▶ [Brief]: Your task is to transcribe all of the data below exactly, omitting the images.

* * *

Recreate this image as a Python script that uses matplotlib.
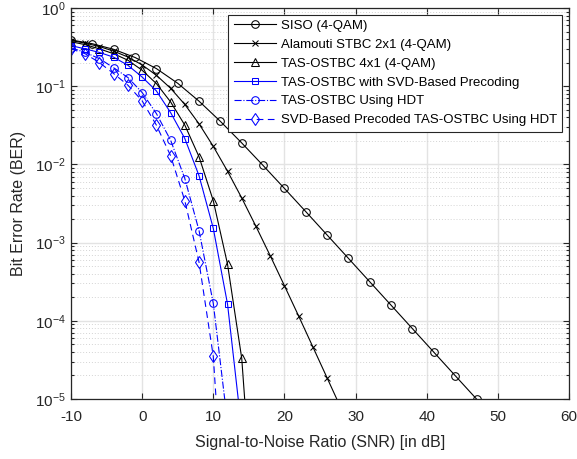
import matplotlib
matplotlib.use("Agg")
import matplotlib.pyplot as plt
import numpy as np
from matplotlib.ticker import LogLocator

plt.rcParams['font.family'] = ['Liberation Sans', 'DejaVu Sans']

# ---- data ----
snr_siso = [-10, -7, -4, -1, 2, 5, 8, 11, 14, 17, 20, 23, 26, 29, 32, 35, 38, 41, 44, 47]
ber_siso = [0.391, 0.349, 0.296, 0.233, 0.168, 0.109, 0.0643, 0.0355, 0.0188, 0.00969,
            0.00493, 0.00249, 0.00125, 6.28e-4, 3.15e-4, 1.58e-4, 7.92e-5, 3.97e-5, 1.99e-5, 1.0e-5]

snr_ala = [-10, -8, -6, -4, -2, 0, 2, 4, 6, 8, 10, 12, 14, 16, 18, 20, 22, 24, 26, 28]
ber_ala = [0.384, 0.355, 0.321, 0.281, 0.236, 0.187, 0.138, 0.0941, 0.0584, 0.0330,
           0.0170, 0.00819, 0.00372, 0.00161, 6.80e-4, 2.81e-4, 1.15e-4, 4.63e-5, 1.86e-5, 7.46e-6]

snr_tas = [-10, -8, -6, -4, -2, 0, 2, 4, 6, 8, 10, 12, 14, 16]
ber_tas = [0.37, 0.34, 0.30, 0.26, 0.215, 0.16, 0.108, 0.063, 0.0318, 0.0125, 0.00343, 5.3e-4, 3.3e-5, 1e-7]

snr_svd = [-10, -8, -6, -4, -2, 0, 2, 4, 6, 8, 10, 12, 14]
ber_svd = [0.33, 0.30, 0.27, 0.235, 0.185, 0.131, 0.087, 0.046, 0.0214, 0.00715, 0.00152, 1.64e-4, 4e-6]

snr_hdt = [-10, -8, -6, -4, -2, 0, 2, 4, 6, 8, 10, 12]
ber_hdt = [0.31, 0.27, 0.225, 0.172, 0.129, 0.083, 0.0447, 0.0204, 0.0066, 0.00142, 1.67e-4, 5e-6]

snr_svdhdt = [-10, -8, -6, -4, -2, 0, 2, 4, 6, 8, 10, 12]
ber_svdhdt = [0.30, 0.26, 0.20, 0.145, 0.103, 0.065, 0.0318, 0.0129, 0.00343, 5.6e-4, 3.5e-5, 6e-8]

labels = ['SISO (4-QAM)', 'Alamouti STBC 2x1 (4-QAM)', 'TAS-OSTBC 4x1 (4-QAM)',
          'TAS-OSTBC with SVD-Based Precoding', 'TAS-OSTBC Using HDT',
          'SVD-Based Precoded TAS-OSTBC Using HDT']
xticks = [-10, 0, 10, 20, 30, 40, 50, 60]

fig = plt.figure(figsize=(5.77, 4.59), dpi=100)
ax = fig.add_axes([71/577, 1 - 399/459, 498/577, 391/459])

lw = 0.8
mew = 0.75
ax.plot(snr_siso, ber_siso, '-', color='black', marker='o', mfc='none', ms=5.5, lw=lw, mew=mew, label=labels[0])
ax.plot(snr_ala, ber_ala, '-', color='black', marker='x', ms=4.5, lw=lw, mew=mew, label=labels[1])
ax.plot(snr_tas, ber_tas, '-', color='black', marker='^', mfc='none', ms=5.5, lw=lw, mew=mew, label=labels[2])
ax.plot(snr_svd, ber_svd, '-', color='blue', marker='s', mfc='none', ms=4.5, lw=lw, mew=mew, label=labels[3])
ax.plot(snr_hdt, ber_hdt, '-.', color='blue', marker='o', mfc='none', ms=5.5, lw=lw, mew=mew, label=labels[4])
ax.plot(snr_svdhdt, ber_svdhdt, '--', color='blue', marker='d', mfc='none', ms=6, lw=lw, mew=mew,
        dashes=(6, 4), label=labels[5])

ax.set_yscale('log')
ax.set_xlim(-10, 60)
ax.set_ylim(1e-5, 1)
ax.set_xticks(xticks)
ax.set_xticklabels([str(t) for t in xticks])
ax.yaxis.set_major_locator(LogLocator(base=10, numticks=10))
ax.yaxis.set_minor_locator(LogLocator(base=10, subs=np.arange(2, 10), numticks=10))

ax.grid(True, which='major', color='#e3e3e3', linewidth=1.0, linestyle='-')
ax.grid(True, which='minor', axis='y', color='#d4d4d4', linewidth=0.7, linestyle=(0, (1, 2)))
ax.set_axisbelow(True)

ax.tick_params(which='both', direction='in', top=True, right=True, labelsize=11, width=0.8,
               colors='#262626')
ax.tick_params(axis='x', which='major', pad=8)
ax.tick_params(axis='y', which='major', pad=4)
ax.tick_params(which='major', length=4)
ax.tick_params(which='minor', length=2)
for s in ax.spines.values():
    s.set_linewidth(0.9)
    s.set_color('#262626')

ax.set_xlabel('Signal-to-Noise Ratio (SNR) [in dB]', fontsize=11.5, color='#262626', labelpad=8)
ax.set_ylabel('Bit Error Rate (BER)', fontsize=11.5, color='#262626', labelpad=6)

leg = ax.legend(loc='upper right', fontsize=9.5, frameon=True, fancybox=False, edgecolor='#262626',
                framealpha=1, handlelength=3.2, borderaxespad=0.5, labelspacing=0.5,
                handletextpad=0.4, borderpad=0.4)
leg.get_frame().set_linewidth(0.8)

fig.savefig('out.png', dpi=100)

* * *

▶ [Exercise solution]:
Recreate this image as a Python script that uses matplotlib.
import matplotlib
matplotlib.use("Agg")
import matplotlib.pyplot as plt
import numpy as np
from matplotlib.ticker import LogLocator

plt.rcParams['font.family'] = ['Liberation Sans', 'DejaVu Sans']

# ---- data ----
snr_siso = [-10, -7, -4, -1, 2, 5, 8, 11, 14, 17, 20, 23, 26, 29, 32, 35, 38, 41, 44, 47]
ber_siso = [0.391, 0.349, 0.296, 0.233, 0.168, 0.109, 0.0643, 0.0355, 0.0188, 0.00969,
            0.00493, 0.00249, 0.00125, 6.28e-4, 3.15e-4, 1.58e-4, 7.92e-5, 3.97e-5, 1.99e-5, 1.0e-5]

snr_ala = [-10, -8, -6, -4, -2, 0, 2, 4, 6, 8, 10, 12, 14, 16, 18, 20, 22, 24, 26, 28]
ber_ala = [0.384, 0.355, 0.321, 0.281, 0.236, 0.187, 0.138, 0.0941, 0.0584, 0.0330,
           0.0170, 0.00819, 0.00372, 0.00161, 6.80e-4, 2.81e-4, 1.15e-4, 4.63e-5, 1.86e-5, 7.46e-6]

snr_tas = [-10, -8, -6, -4, -2, 0, 2, 4, 6, 8, 10, 12, 14, 16]
ber_tas = [0.37, 0.34, 0.30, 0.26, 0.215, 0.16, 0.108, 0.063, 0.0318, 0.0125, 0.00343, 5.3e-4, 3.3e-5, 1e-7]

snr_svd = [-10, -8, -6, -4, -2, 0, 2, 4, 6, 8, 10, 12, 14]
ber_svd = [0.33, 0.30, 0.27, 0.235, 0.185, 0.131, 0.087, 0.046, 0.0214, 0.00715, 0.00152, 1.64e-4, 4e-6]

snr_hdt = [-10, -8, -6, -4, -2, 0, 2, 4, 6, 8, 10, 12]
ber_hdt = [0.31, 0.27, 0.225, 0.172, 0.129, 0.083, 0.0447, 0.0204, 0.0066, 0.00142, 1.67e-4, 5e-6]

snr_svdhdt = [-10, -8, -6, -4, -2, 0, 2, 4, 6, 8, 10, 12]
ber_svdhdt = [0.30, 0.26, 0.20, 0.145, 0.103, 0.065, 0.0318, 0.0129, 0.00343, 5.6e-4, 3.5e-5, 6e-8]

labels = ['SISO (4-QAM)', 'Alamouti STBC 2x1 (4-QAM)', 'TAS-OSTBC 4x1 (4-QAM)',
          'TAS-OSTBC with SVD-Based Precoding', 'TAS-OSTBC Using HDT',
          'SVD-Based Precoded TAS-OSTBC Using HDT']
xticks = [-10, 0, 10, 20, 30, 40, 50, 60]

fig = plt.figure(figsize=(5.77, 4.59), dpi=100)
ax = fig.add_axes([71/577, 1 - 399/459, 498/577, 391/459])

lw = 0.8
mew = 0.75
ax.plot(snr_siso, ber_siso, '-', color='black', marker='o', mfc='none', ms=5.5, lw=lw, mew=mew, label=labels[0])
ax.plot(snr_ala, ber_ala, '-', color='black', marker='x', ms=4.5, lw=lw, mew=mew, label=labels[1])
ax.plot(snr_tas, ber_tas, '-', color='black', marker='^', mfc='none', ms=5.5, lw=lw, mew=mew, label=labels[2])
ax.plot(snr_svd, ber_svd, '-', color='blue', marker='s', mfc='none', ms=4.5, lw=lw, mew=mew, label=labels[3])
ax.plot(snr_hdt, ber_hdt, '-.', color='blue', marker='o', mfc='none', ms=5.5, lw=lw, mew=mew, label=labels[4])
ax.plot(snr_svdhdt, ber_svdhdt, '--', color='blue', marker='d', mfc='none', ms=6, lw=lw, mew=mew,
        dashes=(6, 4), label=labels[5])

ax.set_yscale('log')
ax.set_xlim(-10, 60)
ax.set_ylim(1e-5, 1)
ax.set_xticks(xticks)
ax.set_xticklabels([str(t) for t in xticks])
ax.yaxis.set_major_locator(LogLocator(base=10, numticks=10))
ax.yaxis.set_minor_locator(LogLocator(base=10, subs=np.arange(2, 10), numticks=10))

ax.grid(True, which='major', color='#e3e3e3', linewidth=1.0, linestyle='-')
ax.grid(True, which='minor', axis='y', color='#d4d4d4', linewidth=0.7, linestyle=(0, (1, 2)))
ax.set_axisbelow(True)

ax.tick_params(which='both', direction='in', top=True, right=True, labelsize=11, width=0.8,
               colors='#262626')
ax.tick_params(axis='x', which='major', pad=8)
ax.tick_params(axis='y', which='major', pad=4)
ax.tick_params(which='major', length=4)
ax.tick_params(which='minor', length=2)
for s in ax.spines.values():
    s.set_linewidth(0.9)
    s.set_color('#262626')

ax.set_xlabel('Signal-to-Noise Ratio (SNR) [in dB]', fontsize=11.5, color='#262626', labelpad=8)
ax.set_ylabel('Bit Error Rate (BER)', fontsize=11.5, color='#262626', labelpad=6)

leg = ax.legend(loc='upper right', fontsize=9.5, frameon=True, fancybox=False, edgecolor='#262626',
                framealpha=1, handlelength=3.2, borderaxespad=0.5, labelspacing=0.5,
                handletextpad=0.4, borderpad=0.4)
leg.get_frame().set_linewidth(0.8)

fig.savefig('out.png', dpi=100)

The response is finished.